Nota: post longo e polémico
O Luxemburgo tem sido
notícia por ser o primeiro país, onde todos os transportes públicos (TP) serão gratuitos. Dizer "gratuitos" é obviamente uma maneira de distorcer o debate, porque o custo acaba por ser pago por todos (1600€ por habitante!) através dos impostos. É bastante consensual que o TP deve ser bem mais barato que o carro, para termos melhores cidades. A questão mais difícil é o como. Há essencialmente duas maneiras:
1. Baixar os TP, tê-los "gratuitos/pagos pelos outros", ou
2. Tornar o carro mais caro, ou seja deixar de o subsidiar fazendo os automobilistas pagar pelos custos que provocam: acabar com estacionamento subsidiado e alinhar preços com os restantes preços do m² na cidade; portagens urbanas; estradas financiadas por impostos sobre os veículos/combustíveis e não por outros impostos; taxas ambientais consoante a poluição atmosférica e sonora que causem; etc.
A primeira é politicamente popular e bem mais fácil de anunciar que a segunda. Mas as duas estão bem longe de ser equivalentes.
Quem paga as políticas?
No primeiro caso há vários casos de pessoas chamadas a contribuir sem qualquer sentido: as pessoas que moram em locais sem TP, as que ficam/trabalham em casa, as que vão a pé/bicicleta, as empresas e pessoas que fizeram o esforço para reduzir as suas deslocações, etc. saem prejudicadas.
No segundo caso, o custo do uso do carro é colocado sobre quem o provoca, o que é inequivocamente mais justo.
Que efeitos têm de diferente?
Há quem parta da ideia errada que mais uma viagem de autocarro significa necessariamente menos uma de carro, o que é errado. Décadas de estudos mostram que TP mais baratos aumentam o seu uso, mas têm um efeito quase nulo a tirar as pessoas dos carros. Um apanhado de centenas de estudos (1) começa logo por dizer que "car use is almost independent of bus and Underground fares". As estimativas apresentadas para uma descida do preço dos transportes de 10%, levam a uma diminuição do uso do carro entre 0,1% a 0,9%. Por comparação, a mesma descida de preços leva a aumentos do uso dos TP entre 3% e 10%. Estes resultados repetem-se noutros estudos, como (2) e (3).
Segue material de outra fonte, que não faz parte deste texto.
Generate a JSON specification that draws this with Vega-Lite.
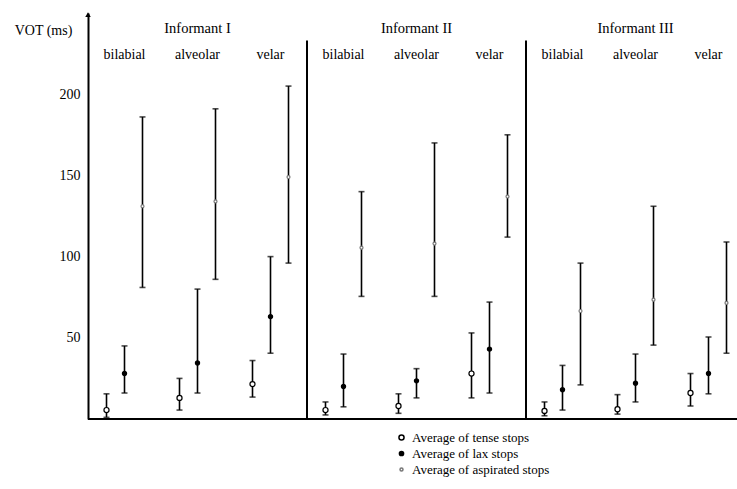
{
  "$schema": "https://vega.github.io/schema/vega-lite/v6.json",
  "autosize": {"type": "none"},
  "width": 649,
  "height": 406,
  "padding": {"left": 88, "top": 13, "right": 0, "bottom": 70},
  "background": "white",
  "config": {
    "view": {"stroke": null},
    "font": "'Liberation Serif', 'DejaVu Serif', serif",
    "axis": {"labelFont": "'Liberation Serif', 'DejaVu Serif', serif", "titleFont": "'Liberation Serif', 'DejaVu Serif', serif"},
    "legend": {"labelFont": "'Liberation Serif', 'DejaVu Serif', serif", "labelLimit": 400},
    "text": {"font": "'Liberation Serif', 'DejaVu Serif', serif"}
  },
  "data": {
    "values": [
      {"informant": "Informant I", "place": "bilabial", "group": "I-bilabial", "stop": "tense", "lo": 1, "mean": 5.5, "hi": 15.5},
      {"informant": "Informant I", "place": "bilabial", "group": "I-bilabial", "stop": "lax", "lo": 16, "mean": 28, "hi": 45},
      {"informant": "Informant I", "place": "bilabial", "group": "I-bilabial", "stop": "aspirated", "lo": 81, "mean": 131, "hi": 186},
      {"informant": "Informant I", "place": "alveolar", "group": "I-alveolar", "stop": "tense", "lo": 5.5, "mean": 13, "hi": 25},
      {"informant": "Informant I", "place": "alveolar", "group": "I-alveolar", "stop": "lax", "lo": 16, "mean": 34.5, "hi": 80},
      {"informant": "Informant I", "place": "alveolar", "group": "I-alveolar", "stop": "aspirated", "lo": 86, "mean": 134, "hi": 191},
      {"informant": "Informant I", "place": "velar", "group": "I-velar", "stop": "tense", "lo": 13.5, "mean": 21.5, "hi": 36},
      {"informant": "Informant I", "place": "velar", "group": "I-velar", "stop": "lax", "lo": 40.5, "mean": 63, "hi": 100},
      {"informant": "Informant I", "place": "velar", "group": "I-velar", "stop": "aspirated", "lo": 96, "mean": 149, "hi": 205},
      {"informant": "Informant II", "place": "bilabial", "group": "II-bilabial", "stop": "tense", "lo": 2.5, "mean": 5.5, "hi": 10.5},
      {"informant": "Informant II", "place": "bilabial", "group": "II-bilabial", "stop": "lax", "lo": 7.5, "mean": 20, "hi": 40},
      {"informant": "Informant II", "place": "bilabial", "group": "II-bilabial", "stop": "aspirated", "lo": 75.5, "mean": 105.5, "hi": 140},
      {"informant": "Informant II", "place": "alveolar", "group": "II-alveolar", "stop": "tense", "lo": 3.5, "mean": 8, "hi": 15.5},
      {"informant": "Informant II", "place": "alveolar", "group": "II-alveolar", "stop": "lax", "lo": 13, "mean": 23.5, "hi": 31},
      {"informant": "Informant II", "place": "alveolar", "group": "II-alveolar", "stop": "aspirated", "lo": 75.5, "mean": 108, "hi": 170},
      {"informant": "Informant II", "place": "velar", "group": "II-velar", "stop": "tense", "lo": 13, "mean": 28, "hi": 53},
      {"informant": "Informant II", "place": "velar", "group": "II-velar", "stop": "lax", "lo": 16, "mean": 43, "hi": 72},
      {"informant": "Informant II", "place": "velar", "group": "II-velar", "stop": "aspirated", "lo": 112, "mean": 137, "hi": 175},
      {"informant": "Informant III", "place": "bilabial", "group": "III-bilabial", "stop": "tense", "lo": 2, "mean": 5, "hi": 10.5},
      {"informant": "Informant III", "place": "bilabial", "group": "III-bilabial", "stop": "lax", "lo": 5.5, "mean": 18, "hi": 33},
      {"informant": "Informant III", "place": "bilabial", "group": "III-bilabial", "stop": "aspirated", "lo": 21, "mean": 66.5, "hi": 96},
      {"informant": "Informant III", "place": "alveolar", "group": "III-alveolar", "stop": "tense", "lo": 3, "mean": 6, "hi": 15},
      {"informant": "Informant III", "place": "alveolar", "group": "III-alveolar", "stop": "lax", "lo": 10.5, "mean": 22, "hi": 40},
      {"informant": "Informant III", "place": "alveolar", "group": "III-alveolar", "stop": "aspirated", "lo": 45.5, "mean": 73.5, "hi": 131},
      {"informant": "Informant III", "place": "velar", "group": "III-velar", "stop": "tense", "lo": 8, "mean": 16, "hi": 28},
      {"informant": "Informant III", "place": "velar", "group": "III-velar", "stop": "lax", "lo": 15.5, "mean": 28, "hi": 50.5},
      {"informant": "Informant III", "place": "velar", "group": "III-velar", "stop": "aspirated", "lo": 40.5, "mean": 71.5, "hi": 109}
    ]
  },
  "layer": [
    {
      "mark": {"type": "rule", "color": "black", "strokeWidth": 1.6},
      "encoding": {
        "x": {"field": "group", "type": "nominal",
          "scale": {"domain": ["I-bilabial","I-alveolar","I-velar","II-bilabial","II-alveolar","II-velar","III-bilabial","III-alveolar","III-velar"], "range": [0, 657], "paddingInner": 0, "paddingOuter": 0},
          "axis": null},
        "xOffset": {"field": "stop", "type": "nominal", "scale": {"domain": ["tense","lax","aspirated"], "paddingInner": 0, "paddingOuter": 0.528}},
        "y": {"field": "lo", "type": "quantitative",
          "scale": {"domain": [0, 250], "nice": false},
          "axis": {"title": "VOT (ms)", "titleAngle": 0, "titleX": -45, "titleY": 17, "titleAlign": "center", "titleBaseline": "middle", "titleFontSize": 14, "titleFontWeight": "normal", "titleColor": "black",
            "values": [50, 100, 150, 200], "ticks": false, "tickSize": 0, "labelPadding": 8, "labelFontSize": 14, "labelColor": "black", "grid": false, "domainColor": "black", "domainWidth": 2}},
        "y2": {"field": "hi"}
      }
    },
    {
      "mark": {"type": "rule", "color": "black", "strokeWidth": 2},
      "encoding": {"y": {"datum": 0}}
    },
    {
      "mark": {"type": "tick", "color": "black", "orient": "horizontal", "size": 6, "thickness": 1.6},
      "encoding": {
        "x": {"field": "group", "type": "nominal", "axis": null},
        "xOffset": {"field": "stop", "type": "nominal"},
        "y": {"field": "lo", "type": "quantitative"}
      }
    },
    {
      "mark": {"type": "tick", "color": "black", "orient": "horizontal", "size": 6, "thickness": 1.6},
      "encoding": {
        "x": {"field": "group", "type": "nominal", "axis": null},
        "xOffset": {"field": "stop", "type": "nominal"},
        "y": {"field": "hi", "type": "quantitative"}
      }
    },
    {
      "mark": {"type": "point", "shape": "circle", "filled": false, "strokeWidth": 1.2, "opacity": 1},
      "encoding": {
        "x": {"field": "group", "type": "nominal", "axis": null},
        "xOffset": {"field": "stop", "type": "nominal"},
        "y": {"field": "mean", "type": "quantitative"},
        "fill": {"field": "stop", "type": "nominal", "scale": {"domain": ["tense","lax","aspirated"], "range": ["white","black","white"]},
          "legend": {"title": null, "orient": "none", "legendX": 307, "legendY": 418, "labelExpr": "'Average of ' + datum.label + ' stops'", "labelFontSize": 13, "labelColor": "black", "labelLimit": 400, "rowPadding": 2}},
        "stroke": {"field": "stop", "type": "nominal", "scale": {"domain": ["tense","lax","aspirated"], "range": ["black","black","#777777"]},
          "legend": {"title": null, "orient": "none", "legendX": 307, "legendY": 418, "labelExpr": "'Average of ' + datum.label + ' stops'", "labelFontSize": 13, "labelColor": "black", "labelLimit": 400, "rowPadding": 2}},
        "size": {"field": "stop", "type": "nominal", "scale": {"domain": ["tense","lax","aspirated"], "range": [26, 9, 14]},
          "legend": {"title": null, "orient": "none", "legendX": 307, "legendY": 418, "labelExpr": "'Average of ' + datum.label + ' stops'", "labelFontSize": 13, "labelColor": "black", "labelLimit": 400, "rowPadding": 2}}
      }
    },
    {
      "transform": [{"filter": "datum.stop == 'lax'"}],
      "mark": {"type": "text", "fontSize": 14, "color": "black", "baseline": "middle"},
      "encoding": {
        "x": {"field": "group", "type": "nominal", "axis": null},
        "xOffset": {"field": "stop", "type": "nominal"},
        "y": {"datum": 224},
        "text": {"field": "place"}
      }
    },
    {
      "transform": [{"filter": "datum.stop == 'lax' && datum.place == 'alveolar'"}],
      "mark": {"type": "text", "fontSize": 14.5, "color": "black", "baseline": "middle"},
      "encoding": {
        "x": {"field": "group", "type": "nominal", "axis": null},
        "xOffset": {"field": "stop", "type": "nominal"},
        "y": {"datum": 240},
        "text": {"field": "informant"}
      }
    },
    {
      "transform": [{"filter": "datum.stop == 'aspirated' && datum.place == 'velar' && datum.informant != 'Informant III'"}],
      "mark": {"type": "rule", "color": "black", "strokeWidth": 2},
      "encoding": {
        "x": {"field": "group", "type": "nominal", "bandPosition": 1, "axis": null},
        "y": {"datum": 233},
        "y2": {"datum": 0}
      }
    },
    {
      "transform": [{"filter": "datum.group == 'I-bilabial' && datum.stop == 'tense'"}],
      "mark": {"type": "point", "shape": "triangle-up", "filled": true, "color": "black", "size": 30, "opacity": 1},
      "encoding": {
        "x": {"field": "group", "type": "nominal", "bandPosition": 0, "axis": null},
        "y": {"datum": 249}
      }
    }
  ]
}
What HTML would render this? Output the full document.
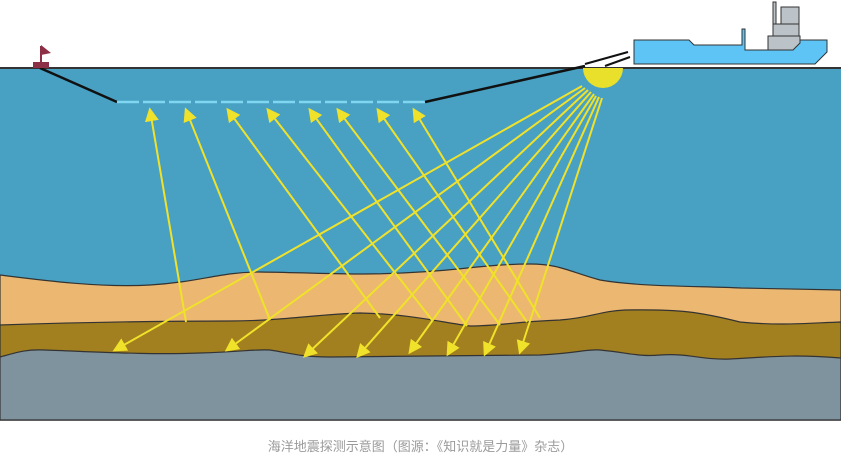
<!DOCTYPE html>
<html><head><meta charset="utf-8"><style>
html,body{margin:0;padding:0;background:#fff;width:841px;height:474px;overflow:hidden}
.cap{position:absolute;left:0;width:841px;top:436px;text-align:center;font-family:"Liberation Sans","Noto Sans CJK SC",sans-serif;font-size:13px;color:#9a9a9a}
</style></head><body>
<svg width="841" height="474" style="position:absolute;left:0;top:0">
<defs><marker id="a" markerWidth="8" markerHeight="8" refX="6" refY="4" orient="auto" markerUnits="userSpaceOnUse" viewBox="0 0 8 8"><path d="M0,0 L8,4 L0,8 Z" fill="#f0e22a"/></marker>
<marker id="b" viewBox="0 0 10 10" refX="8" refY="5" markerWidth="14" markerHeight="14" orient="auto" markerUnits="userSpaceOnUse"><path d="M0,0 L10,5 L0,10 Z" fill="#f0e22a"/></marker></defs>
<rect x="0" y="68" width="841" height="352" fill="#48a1c3"/>
<path d="M0,275 C40,280 100,288 150,285 C200,282 220,272 260,272 C330,273 360,276 420,272 C460,270 490,264 530,264 C560,264 570,272 600,280 C640,287 700,286 741,288 L841,290 L841,420 L0,420Z" fill="#ecb770" stroke="#333" stroke-width="1.2"/>
<path d="M0,325 C60,323 150,321 230,321 C280,321 320,314 360,313 C410,314 440,322 470,326 C500,326 510,322 560,320 C590,318 600,311 625,310 C680,309 700,312 740,322 C780,326 810,323 841,322 L841,420 L0,420Z" fill="#a27f1f" stroke="#333" stroke-width="1.2"/>
<path d="M0,357 C15,353 25,349 45,350 C100,352 150,355 200,353 C240,352 255,349 270,350 C290,353 300,357 330,357 C400,356 480,356 540,355 C580,353 585,349 600,350 C630,353 640,357 660,355 C690,353 700,360 730,359 C770,357 790,354 841,358 L841,420 L0,420Z" fill="#7f939f" stroke="#333" stroke-width="1.2"/>
<line x1="0" y1="68" x2="841" y2="68" stroke="#333" stroke-width="2"/>
<g stroke="#f0e22a" stroke-width="2" fill="none">
<line x1="582" y1="86" x2="115" y2="350" marker-end="url(#b)"/>
<line x1="585" y1="88" x2="227" y2="350" marker-end="url(#b)"/>
<line x1="588" y1="90" x2="305" y2="356" marker-end="url(#b)"/>
<line x1="591" y1="92" x2="358" y2="356" marker-end="url(#b)"/>
<line x1="594" y1="94" x2="410" y2="352" marker-end="url(#b)"/>
<line x1="596" y1="96" x2="448" y2="354" marker-end="url(#b)"/>
<line x1="599" y1="97" x2="485" y2="354" marker-end="url(#b)"/>
<line x1="602" y1="98" x2="520" y2="352" marker-end="url(#b)"/>
<line x1="186" y1="322" x2="150" y2="110" marker-end="url(#b)"/>
<line x1="270" y1="320" x2="186" y2="110" marker-end="url(#b)"/>
<line x1="380" y1="318" x2="228" y2="110" marker-end="url(#b)"/>
<line x1="432" y1="320" x2="268" y2="110" marker-end="url(#b)"/>
<line x1="467" y1="326" x2="310" y2="110" marker-end="url(#b)"/>
<line x1="500" y1="325" x2="338" y2="110" marker-end="url(#b)"/>
<line x1="527" y1="322" x2="378" y2="110" marker-end="url(#b)"/>
<line x1="540" y1="318" x2="414" y2="110" marker-end="url(#b)"/>
</g>
<path d="M583,68 A20,20 0 0 0 623,68 Z" fill="#e8e02a"/>
<line x1="40" y1="68" x2="117" y2="102" stroke="#111" stroke-width="2.5"/>
<line x1="117" y1="102" x2="425" y2="102" stroke="#7fd6f0" stroke-width="2.5" stroke-dasharray="22,4"/>
<line x1="425" y1="102" x2="585" y2="66" stroke="#111" stroke-width="2.5"/>
<line x1="605" y1="66" x2="630" y2="57" stroke="#111" stroke-width="2"/>
<line x1="585" y1="64" x2="628" y2="52" stroke="#111" stroke-width="2"/>
<rect x="33" y="62" width="16" height="6" fill="#8e3045"/>
<line x1="41" y1="62" x2="41" y2="46" stroke="#8e3045" stroke-width="2"/>
<path d="M41,45 L51,53 L41,55Z" fill="#8e3045"/>
<path d="M634,40 L689,40 L694,45 L742,45 L742,29 L745,29 L745,50 L768,50 L768,36 L800,36 L800,40 L827,40 L827,52 L815,64 L634,64Z" fill="#5ec4f6" stroke="#333" stroke-width="1"/>
<path d="M768,50 L768,36 L800,36 L800,43 L793,50Z" fill="#bcc3c8" stroke="#333" stroke-width="1"/>
<rect x="773" y="24" width="26" height="12" fill="#bcc3c8" stroke="#333" stroke-width="1"/>
<rect x="781" y="7" width="18" height="17" fill="#bcc3c8" stroke="#333" stroke-width="1"/>
<rect x="773" y="2" width="3" height="22" fill="#bcc3c8" stroke="#333" stroke-width="1"/>
</svg>
<div class="cap">海洋地震探测示意图（图源：《知识就是力量》杂志）</div>
</body></html>
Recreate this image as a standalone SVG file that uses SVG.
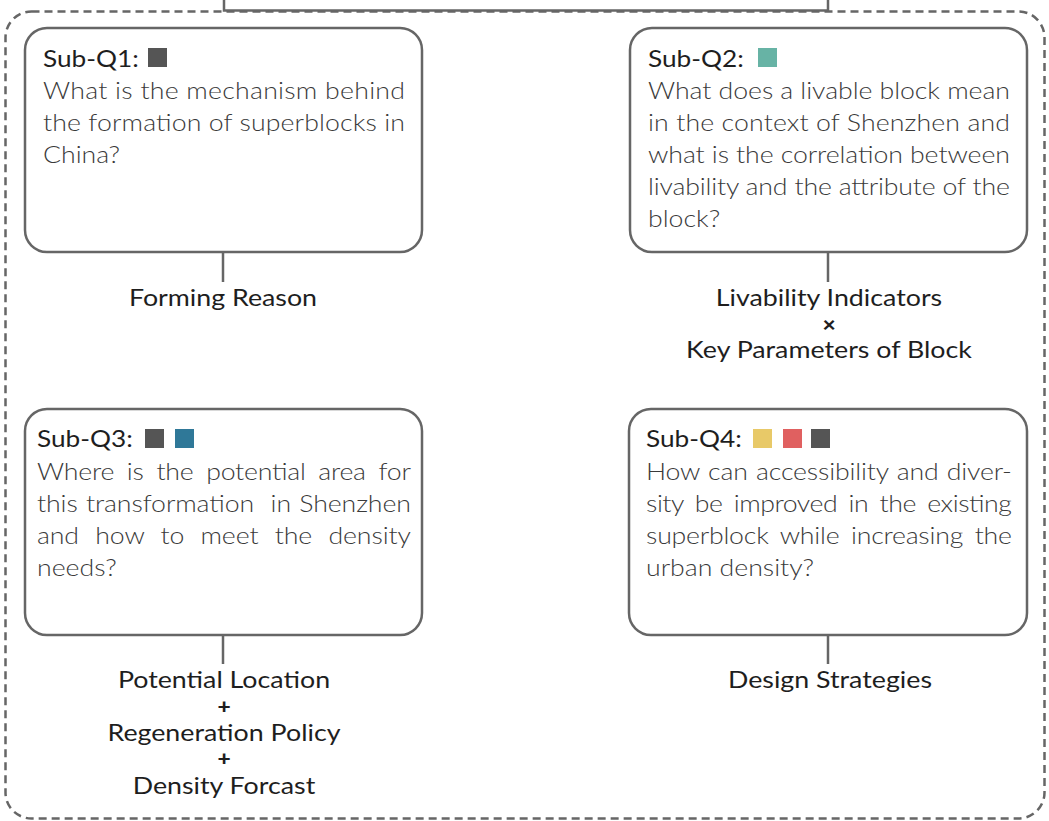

Por outro lado, o uso do carro cai se optarmos pela segunda opção. Por exemplo em (2), diz-se que um aumento de 10% nos parquímetros no centro levam a -5,4% de viagens de carro.
Resumindo, se o nosso objetivo é tirarmos carros das cidades, baixar o preço dos transportes é uma medida politicamente fácil, que põe as pessoas erradas a financiar algo com fracos e até maus resultados. Em Tallinn, onde os transportes públicos foram tornados gratuitos, o uso do automóvel diminui apenas 5% a 10%, e o TP foi roubar utentes aos modos ativos (peões e bicicletas), que caem 35% a 40%.
Ambientalmente também são diferentes. Enquanto a primeira até pode levar a um aumento de poluição (se os operadores responderem ao aumento de procura), a segunda diminui sem a mínima dúvida.
Obviamente que se o nosso objetivo é outro, como tirar os idosos de casa ou apoiar as famílias carenciadas, a primeira política tem resultados positivos. Mas para esses objetivos, parece-me haver outras medidas bem melhores.
Traduzindo para o caso português, concordo com a esquerda por querer uma forte diferenciação entre carro e TP, e com a direita por não querer pôr os outros a pagar. Infelizmente ninguém teve a coragem de defender a política que alcança os dois objetivos: taxar devidamente o carro na cidade.